Una ricerca realizzata da Randstad e Fondazione per la sussidiarietà, presentata al Meeting di Rimini, ha messo in luce i cambiamenti che sono già oggi rilevabili dalla analisi degli annunci di lavoro delle imprese. Sono richieste in primo luogo competenze digitali e capacità tecniche avanzate.
La domanda di formazione Stem (scientifico, tecnica, economica e matematica) cresce con il diffondersi di applicazioni digitali e dell’AI. Ma queste competenze sono richieste anche in abbinamento a percorsi formativi di tipo umanistico. Ciò impone che i processi di formazione continua siano potenziati e che la certificazione delle competenze diventi un sistema più efficiente di quanto avviene ora.
La novità è che l’applicazione delle nuove tecnologie chiede un’implementazione delle soft skills, o non cognitive skill. La capacità di sviluppare idee creative, pensare analiticamente e in modo proattivo, adattarsi ai cambiamenti, sviluppare la responsabilità personale e condividere la responsabilità sociale dell’impresa sono nuove attitudini che emergono dalle richieste di skill fatte dalle imprese. Dalle analisi della ricerca emerge che interessano il 50% delle professioni di alto e medio livello e per circa il 30% le attività artigiane e di operai specializzati, mentre arrivano a circa il 60% per le professioni non qualificate. Sono questi dati che ci indicano come digitalizzazione e applicazioni AI cambiano tutti i lavori, sia quelli a maggiore contenuto intellettuale che quelli a contenuto manuale.

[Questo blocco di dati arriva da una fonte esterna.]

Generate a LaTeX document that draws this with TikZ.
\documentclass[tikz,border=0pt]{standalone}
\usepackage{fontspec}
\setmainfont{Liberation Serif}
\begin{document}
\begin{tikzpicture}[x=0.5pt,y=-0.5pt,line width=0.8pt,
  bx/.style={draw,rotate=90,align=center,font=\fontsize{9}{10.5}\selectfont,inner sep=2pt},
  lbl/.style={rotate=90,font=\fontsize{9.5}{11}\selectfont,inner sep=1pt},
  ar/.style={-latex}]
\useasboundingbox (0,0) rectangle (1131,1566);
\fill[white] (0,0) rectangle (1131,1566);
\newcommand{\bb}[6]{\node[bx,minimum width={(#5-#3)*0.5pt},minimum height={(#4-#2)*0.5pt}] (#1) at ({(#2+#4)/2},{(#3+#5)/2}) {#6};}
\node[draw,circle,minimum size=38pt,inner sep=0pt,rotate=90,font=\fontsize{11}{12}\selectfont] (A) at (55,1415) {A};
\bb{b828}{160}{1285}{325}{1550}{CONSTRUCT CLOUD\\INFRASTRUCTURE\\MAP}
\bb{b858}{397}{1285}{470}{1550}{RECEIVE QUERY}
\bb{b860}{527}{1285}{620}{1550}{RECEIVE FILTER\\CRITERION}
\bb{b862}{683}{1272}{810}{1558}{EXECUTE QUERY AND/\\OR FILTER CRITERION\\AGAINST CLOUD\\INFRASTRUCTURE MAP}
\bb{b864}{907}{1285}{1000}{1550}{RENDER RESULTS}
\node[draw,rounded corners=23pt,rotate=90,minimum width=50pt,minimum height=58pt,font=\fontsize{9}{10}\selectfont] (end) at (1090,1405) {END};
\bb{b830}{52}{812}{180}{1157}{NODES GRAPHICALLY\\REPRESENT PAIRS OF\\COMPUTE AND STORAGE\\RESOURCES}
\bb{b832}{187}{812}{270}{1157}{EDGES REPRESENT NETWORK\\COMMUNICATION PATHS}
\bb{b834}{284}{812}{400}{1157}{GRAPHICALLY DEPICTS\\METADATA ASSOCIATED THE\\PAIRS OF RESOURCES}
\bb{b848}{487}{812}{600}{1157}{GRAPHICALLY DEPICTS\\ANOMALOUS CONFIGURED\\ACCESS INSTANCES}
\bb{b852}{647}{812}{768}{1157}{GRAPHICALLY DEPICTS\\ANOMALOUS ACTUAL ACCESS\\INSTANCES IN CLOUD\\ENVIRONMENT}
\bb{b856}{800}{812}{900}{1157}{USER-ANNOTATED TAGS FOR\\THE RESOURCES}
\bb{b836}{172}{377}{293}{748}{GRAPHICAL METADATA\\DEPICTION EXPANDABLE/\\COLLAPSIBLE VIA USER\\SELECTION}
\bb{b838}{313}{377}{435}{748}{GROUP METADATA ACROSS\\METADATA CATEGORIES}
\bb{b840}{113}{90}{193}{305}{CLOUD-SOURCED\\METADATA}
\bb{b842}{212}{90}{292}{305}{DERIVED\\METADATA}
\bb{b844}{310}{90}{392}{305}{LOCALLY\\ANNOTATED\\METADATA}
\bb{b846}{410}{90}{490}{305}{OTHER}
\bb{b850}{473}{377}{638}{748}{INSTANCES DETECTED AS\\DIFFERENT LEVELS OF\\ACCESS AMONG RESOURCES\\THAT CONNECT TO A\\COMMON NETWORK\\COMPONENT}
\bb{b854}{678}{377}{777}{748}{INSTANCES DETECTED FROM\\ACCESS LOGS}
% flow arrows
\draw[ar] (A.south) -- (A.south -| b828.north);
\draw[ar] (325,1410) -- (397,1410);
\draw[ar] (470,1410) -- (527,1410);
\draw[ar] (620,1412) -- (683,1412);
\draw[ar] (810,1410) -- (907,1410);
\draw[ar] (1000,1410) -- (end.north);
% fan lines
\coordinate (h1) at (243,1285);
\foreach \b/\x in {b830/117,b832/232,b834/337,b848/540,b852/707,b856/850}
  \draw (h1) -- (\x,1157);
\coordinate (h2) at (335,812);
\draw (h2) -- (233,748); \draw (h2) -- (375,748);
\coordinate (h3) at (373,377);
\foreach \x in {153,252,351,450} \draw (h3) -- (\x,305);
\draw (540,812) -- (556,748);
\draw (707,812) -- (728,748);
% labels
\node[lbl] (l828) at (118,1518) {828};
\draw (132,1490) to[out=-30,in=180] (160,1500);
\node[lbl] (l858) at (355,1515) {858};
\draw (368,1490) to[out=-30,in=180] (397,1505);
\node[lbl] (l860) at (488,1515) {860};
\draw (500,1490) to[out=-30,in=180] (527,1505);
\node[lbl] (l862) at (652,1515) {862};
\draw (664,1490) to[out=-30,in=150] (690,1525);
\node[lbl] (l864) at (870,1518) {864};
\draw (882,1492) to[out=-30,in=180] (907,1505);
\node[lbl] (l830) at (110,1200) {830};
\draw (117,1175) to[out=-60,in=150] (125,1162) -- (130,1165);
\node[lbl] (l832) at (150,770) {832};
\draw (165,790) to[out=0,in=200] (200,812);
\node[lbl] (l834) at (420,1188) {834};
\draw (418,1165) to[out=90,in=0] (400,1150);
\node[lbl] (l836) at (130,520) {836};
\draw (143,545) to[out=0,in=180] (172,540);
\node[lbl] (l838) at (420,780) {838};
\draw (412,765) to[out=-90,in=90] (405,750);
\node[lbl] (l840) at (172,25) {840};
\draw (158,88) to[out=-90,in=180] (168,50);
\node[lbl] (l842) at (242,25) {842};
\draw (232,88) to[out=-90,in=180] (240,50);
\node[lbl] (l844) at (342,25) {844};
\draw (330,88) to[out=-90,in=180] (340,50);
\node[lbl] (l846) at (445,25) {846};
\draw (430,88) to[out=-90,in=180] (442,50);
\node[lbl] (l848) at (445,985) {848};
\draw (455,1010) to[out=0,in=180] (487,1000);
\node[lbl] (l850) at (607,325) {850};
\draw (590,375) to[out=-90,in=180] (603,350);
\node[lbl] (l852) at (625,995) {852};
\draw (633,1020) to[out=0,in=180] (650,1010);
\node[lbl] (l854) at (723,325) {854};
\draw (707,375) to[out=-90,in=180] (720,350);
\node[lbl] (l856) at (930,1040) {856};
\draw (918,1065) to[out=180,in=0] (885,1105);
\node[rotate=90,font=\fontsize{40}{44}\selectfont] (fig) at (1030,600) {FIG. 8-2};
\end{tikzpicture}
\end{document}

L’impatto è infatti quello di sostituire alcuni processi produttivi e alcuni lavori. In alcuni casi di lavori manuali saranno macchine intelligenti a togliere la fatica di oggi, ma chiederanno una supervisione umana e una manutenzione che portano a professionalità diverse per chi dovrà occuparsi di quei servizi. In molte attività più intellettuali, il cambiamento sarà invece quello di integrare i processi produttivi e decisionali. In questo caso servirà un’intelligenza capace di identificare, valutare e valorizzare il contributo che l’AI fornisce al raggiungimento del risultato.

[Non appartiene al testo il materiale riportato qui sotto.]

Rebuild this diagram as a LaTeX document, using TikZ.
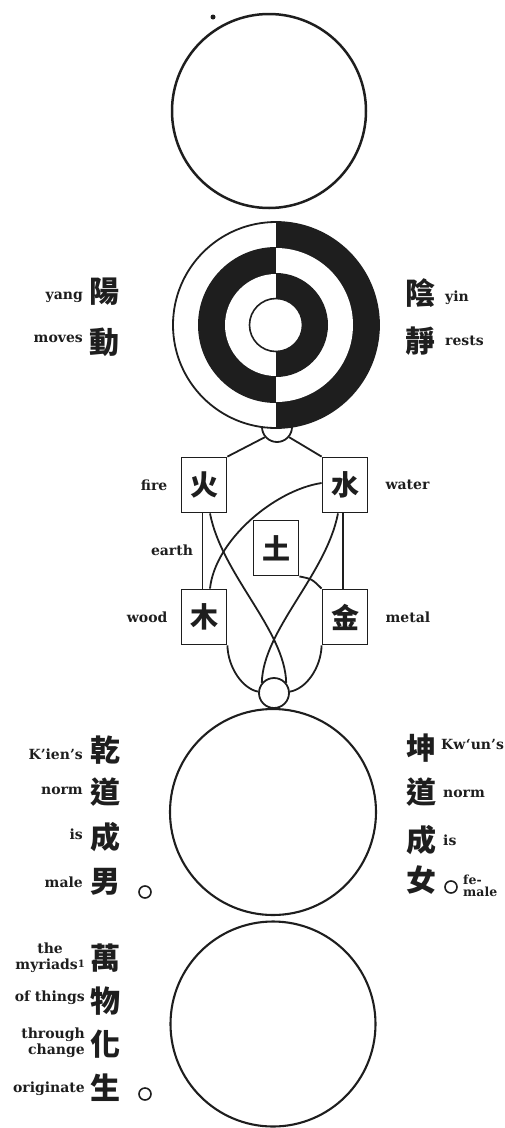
\documentclass[tikz,border=0pt]{standalone}
\usepackage{fontspec}
\setmainfont{DejaVu Serif}
\newfontfamily\hanzifont{Noto Sans CJK TC}
\usepackage{tikz}
\usetikzlibrary{positioning,calc}
\definecolor{taijiInk}{HTML}{1E1E1E}

\tikzset{
  hanzi/.style={font=\hanzifont\bfseries\fontsize{30}{30}\selectfont,text=taijiInk,inner sep=0pt},
  gloss/.style={font=\bfseries\fontsize{14}{16}\selectfont,text=taijiInk,inner sep=0pt},
  smallgloss/.style={gloss,font=\bfseries\fontsize{12.5}{12}\selectfont,align=left},
  elembox/.style={draw=taijiInk,line width=1.8pt,minimum width=45pt,minimum height=55pt,inner sep=0pt,
    font=\hanzifont\bfseries\fontsize{28}{28}\selectfont,text=taijiInk},
  bigring/.style={circle,draw=taijiInk,line width=2.1pt,inner sep=0pt},
  knot/.style={circle,draw=taijiInk,line width=1.8pt,fill=white,minimum size=30pt,inner sep=0pt},
  stopring/.style={circle,draw=taijiInk,line width=1.6pt,minimum size=12pt,inner sep=0pt},
  wire/.style={draw=taijiInk,line width=1.8pt}
}

\begin{document}
\begin{tikzpicture}[x=1pt,y=-1pt]
  \useasboundingbox (0,0) rectangle (504,1128);
  \fill[taijiInk] (213,17) circle (2.5pt);
  \node[bigring,line width=2.5pt,minimum size=194pt] (wuji) at (269,111) {};

  \node[knot] (topknot) at (277,427) {};
  \coordinate (taiji) at (276,325);
  \begin{scope}
    \clip (160,215) rectangle (276,435);
    \fill[white] (taiji) circle (103pt);
    \fill[taijiInk] (taiji) circle (78pt);
    \fill[white] (taiji) circle (51pt);
  \end{scope}
  \begin{scope}
    \clip (276,215) rectangle (392,435);
    \fill[taijiInk] (taiji) circle (103pt);
    \fill[white] (taiji) circle (77pt);
    \fill[taijiInk] (taiji) circle (52pt);
    \fill[white] (taiji) circle (26.5pt);
  \end{scope}
  \draw[taijiInk,line width=1.8pt] (taiji) circle (103pt);
  \draw[taijiInk,line width=1.6pt] (taiji) circle (26.5pt);

  \node[hanzi] (yang) at (104,292) {陽};
  \node[hanzi] (dong) at (104,342) {動};
  \node[hanzi] (yin) at (420,293) {陰};
  \node[hanzi] (jing) at (420,341) {靜};
  \node[gloss,anchor=east] (yangGloss) at (83,297) {yang};
  \node[gloss,anchor=east] (dongGloss) at (83,339) {moves};
  \node[gloss,anchor=west] (yinGloss) at (445,298) {yin};
  \node[gloss,anchor=west] (jingGloss) at (445,341) {rests};

  \node[elembox] (fire) at (204,485) {火};
  \node[elembox] (water) at (345,485) {水};
  \node[elembox] (earth) at (276,548) {土};
  \node[elembox] (wood) at (204,617) {木};
  \node[elembox] (metal) at (345,617) {金};
  \node[gloss,left=13pt of fire] (fireGloss) {fire};
  \node[gloss,right=17pt of water] (waterGloss) {water};
  \node[gloss] (earthGloss) at (172,550) {earth};
  \node[gloss,left=13pt of wood] (woodGloss) {wood};
  \node[gloss,right=17pt of metal] (metalGloss) {metal};

  \node[bigring,minimum size=206pt] (qiankun) at (273,812) {};
  \node[knot] (botknot) at (274,693) {};

  \draw[wire] (topknot.220) -- (fire.north east);
  \draw[wire] (topknot.320) -- (water.north west);
  \draw[wire] ([xshift=-1.5pt]fire.south) -- ([xshift=-1.5pt]wood.north);
  \draw[wire] ([xshift=-2pt]water.south) -- ([xshift=-2pt]metal.north);
  \draw[wire] ([yshift=2pt]water.west) .. controls (275,490) and (215,540) .. ([xshift=6pt]wood.north);
  \draw[wire] (earth.south east) .. controls (312,579) .. (metal.north west);
  \draw[wire] ([xshift=6pt]fire.south) .. controls (222,575) and (285,630) .. (botknot.40);
  \draw[wire] ([xshift=-7pt]water.south) .. controls (326,575) and (263,630) .. (botknot.140);
  \draw[wire] (wood.south east) .. controls (228,668) and (243,689) .. (botknot.175);
  \draw[wire] (metal.south west) .. controls (321,668) and (306,689) .. (botknot.5);

  \node[hanzi] (qian) at (105,750) {乾};
  \node[hanzi] (qianDao) at (105,792) {道};
  \node[hanzi] (qianCheng) at (105,837) {成};
  \node[hanzi] (nan) at (105,882) {男};
  \node[stopring] (nanStop) at (145,892) {};
  \node[gloss,anchor=east] (qianGloss) at (83,754) {K’ien’s};
  \node[gloss,anchor=east] (qianDaoGloss) at (83,791) {norm};
  \node[gloss,anchor=east] (qianChengGloss) at (83,834) {is};
  \node[gloss,anchor=east] (nanGloss) at (83,882) {male};

  \node[hanzi] (kun) at (421,748) {坤};
  \node[hanzi] (kunDao) at (421,792) {道};
  \node[hanzi] (kunCheng) at (421,840) {成};
  \node[hanzi] (nv) at (421,880) {女};
  \node[stopring] (nvStop) at (451,887) {};
  \node[gloss,anchor=west] (kunGloss) at (441,744) {Kw‘un’s};
  \node[gloss,anchor=west] (kunDaoGloss) at (443,794) {norm};
  \node[gloss,anchor=west] (kunChengGloss) at (443,840) {is};
  \node[smallgloss,anchor=west] (nvGloss) at (463,886) {fe-\\male};

  \node[bigring,minimum size=205pt] (wanwu) at (273,1024) {};
  \node[hanzi] (wan) at (105,958) {萬};
  \node[hanzi] (wu) at (105,1001) {物};
  \node[hanzi] (hua) at (105,1044) {化};
  \node[hanzi] (sheng) at (105,1088) {生};
  \node[stopring] (shengStop) at (145,1094) {};
  \node[gloss,anchor=east,align=center] (wanGloss) at (85,958) {the\\myriads\raisebox{2pt}{\fontsize{10}{10}\selectfont 1}};
  \node[gloss,anchor=east] (wuGloss) at (85,998) {of things};
  \node[gloss,anchor=east,align=right] (huaGloss) at (85,1043) {through\\change};
  \node[gloss,anchor=east] (shengGloss) at (85,1089) {originate};
\end{tikzpicture}
\end{document}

Emerge qui l’esigenza di persone capaci di creatività, pensiero critico, intelligenza emotiva e capacità relazionale, tutte competenze umane non facilmente replicabili dall’AI.
Le applicazioni tecnologiche possibili possono inoltre nascondere nuove forme di controllo del lavoro che riportano in auge gli addetti a tempi e ritmi degli anni del cottimo. L’organizzazione del lavoro sulla base di piattaforme che usano algoritmi portano a situazioni di sfruttamento. E il lavoro organizzato da algoritmi non condivisi non è solo quello dei rider. Si determinano così nuove situazioni in cui l’organizzazione del lavoro va a scapito della salute e della tutela del lavoratore.

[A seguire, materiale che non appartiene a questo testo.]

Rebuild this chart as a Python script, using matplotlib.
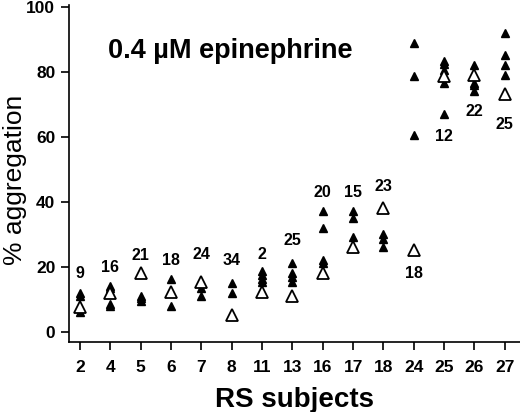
import matplotlib
matplotlib.use("Agg")
import matplotlib.pyplot as plt

plt.rcParams['font.family'] = ['Liberation Sans', 'DejaVu Sans']
plt.rcParams['font.weight'] = 'bold'

subjects = ["2", "4", "5", "6", "7", "8", "11", "13", "16", "17", "18", "24", "25", "26", "27"]

# individual measurements (filled triangles)
filled = [
    [11.8, 11.1, 6.2],
    [14.1, 13.4, 8.4, 7.9],
    [11.0, 10.3, 9.4],
    [16.1, 7.9],
    [13.5, 11.0],
    [15.1, 11.8],
    [18.8, 17.6, 16.3, 15.2],
    [21.1, 18.1, 16.8, 15.3],
    [37.1, 32.0, 22.1, 21.2],
    [37.1, 34.9, 29.2, 25.7],
    [30.0, 28.5, 26.2],
    [88.9, 78.7, 60.5],
    [83.3, 82.2, 80.5, 76.6, 66.9],
    [82.0, 76.4, 75.8, 73.9],
    [92.0, 85.1, 82.0, 79.0],
]
# open triangles
opened = [7.7, 12.0, 18.2, 12.3, 15.3, 5.1, 12.2, 11.1, 18.2, 26.2, 38.2, 25.3, 78.7, 78.9, 73.1]

# numbers printed next to each subject
n_labels = ["9", "16", "21", "18", "24", "34", "2", "25", "20", "15", "23", "18", "12", "22", "25"]
n_label_y = [17.8, 19.8, 23.6, 21.8, 23.9, 21.8, 23.9, 28.1, 42.8, 42.8, 44.8, 17.8, 59.9, 67.7, 63.6]

fig = plt.figure(figsize=(5.2, 4.12), dpi=100)
ax = fig.add_axes([0.133, 0.171, 0.867, 0.817])

for i, vals in enumerate(filled):
    ax.plot([i] * len(vals), vals, linestyle='none', marker='^',
            markersize=5.2, color='black')
ax.plot(range(len(opened)), opened, linestyle='none', marker='^',
        markersize=9, markerfacecolor='white', markeredgecolor='black',
        markeredgewidth=1.3)

for i, (lab, y) in enumerate(zip(n_labels, n_label_y)):
    ax.text(i, y, lab, ha='center', va='center', fontsize=11.5, fontweight='bold')

ax.text(0.92, 84.3, "0.4 \u00b5M epinephrine", ha='left', va='baseline',
        fontsize=19.5, fontweight='bold')

ax.set_xlim(-0.36, 14.5)
ax.set_ylim(-3, 100.5)
ax.set_xticks(range(len(subjects)))
ax.set_xticklabels(subjects)
ax.set_yticks([0, 20, 40, 60, 80, 100])

ax.spines['top'].set_visible(False)
ax.spines['right'].set_visible(False)
ax.spines['left'].set_linewidth(1.2)
ax.spines['bottom'].set_linewidth(1.2)
ax.tick_params(axis='both', direction='out', length=6, width=1.2, labelsize=12.5)
ax.tick_params(axis='x', pad=7)
ax.tick_params(axis='y', pad=4)

ax.set_xlabel("RS subjects", fontsize=20, fontweight='bold', labelpad=9)
ax.set_ylabel("% aggregation", fontsize=19, fontweight='normal')
ax.yaxis.label.set_verticalalignment('center')
ax.yaxis.set_label_coords(-0.12, 0.48)

fig.savefig("out.png", dpi=100)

Il monito per un umanesimo dell’AI deriva esattamente dalla necessità che il controllo delle applicazioni e degli sviluppi sia assicurato in modo trasparente e partecipato. Il loro utilizzo dovrà sempre rispondere al rispetto della privacy e tutelare le persone. Assistiamo già oggi in Paesi non democratici a usi invasivi di programmi di AI per limitare le libertà individuali.
Proprio per poter avere uno sguardo attento su quanto digitalizzazione e applicazioni AI avranno sul lavoro e permettere agli Stati e alle rappresentanze del lavoro di intervenire con conoscenza degli accadimenti l’Organizzazione internazionale del lavoro ha dato vita a un “Osservatorio sull’intelligenza artificiale e il lavoro nell’economia digitale”. In linea con le analisi che mostrano i vantaggi e i rischi connessi agli sviluppi in corso, l’Osservatorio raccoglierà dati, studi e analisi su quattro aree prioritarie:
– l’intelligenza artificiale e l’analisi delle sue implicazioni sulla occupazione e sulla produttività;
– l’utilizzo degli algoritmi e dei dati per l’organizzazione e gestione del lavoro e per la supervisione della forza lavoro;
– la crescita esponenziale delle piattaforme digitali come nuova forma dell’erogazione di prestazioni lavorative. Il lavoro su piattaforma sarà oggetto di discussione in vista della possibile adozione di norme internazionali del lavoro dalla Conferenza internazionale del lavoro 2025/26;
– la raccolta e la gestione dei dati personali dei lavoratori e delle lavoratrici da parte dei datori di lavoro.
Il tema delle implicazioni dell’AI sul lavoro era stato al centro del G7 lavoro che si è tenuto a Cagliari pochi giorni fa. Anche alla conclusione di quell’incontro si era ribadita la necessità di interventi per assicurare che le applicazioni dell’AI siano una forza positiva messa al sevizio dell’uomo e per migliorare la qualità lavoro di tutti. L’Osservatorio creato dall’Ilo può essere un primo strumento al servizio degli attori del lavoro per governare il cambiamento rendendolo utile a migliorare le tutele del lavoro.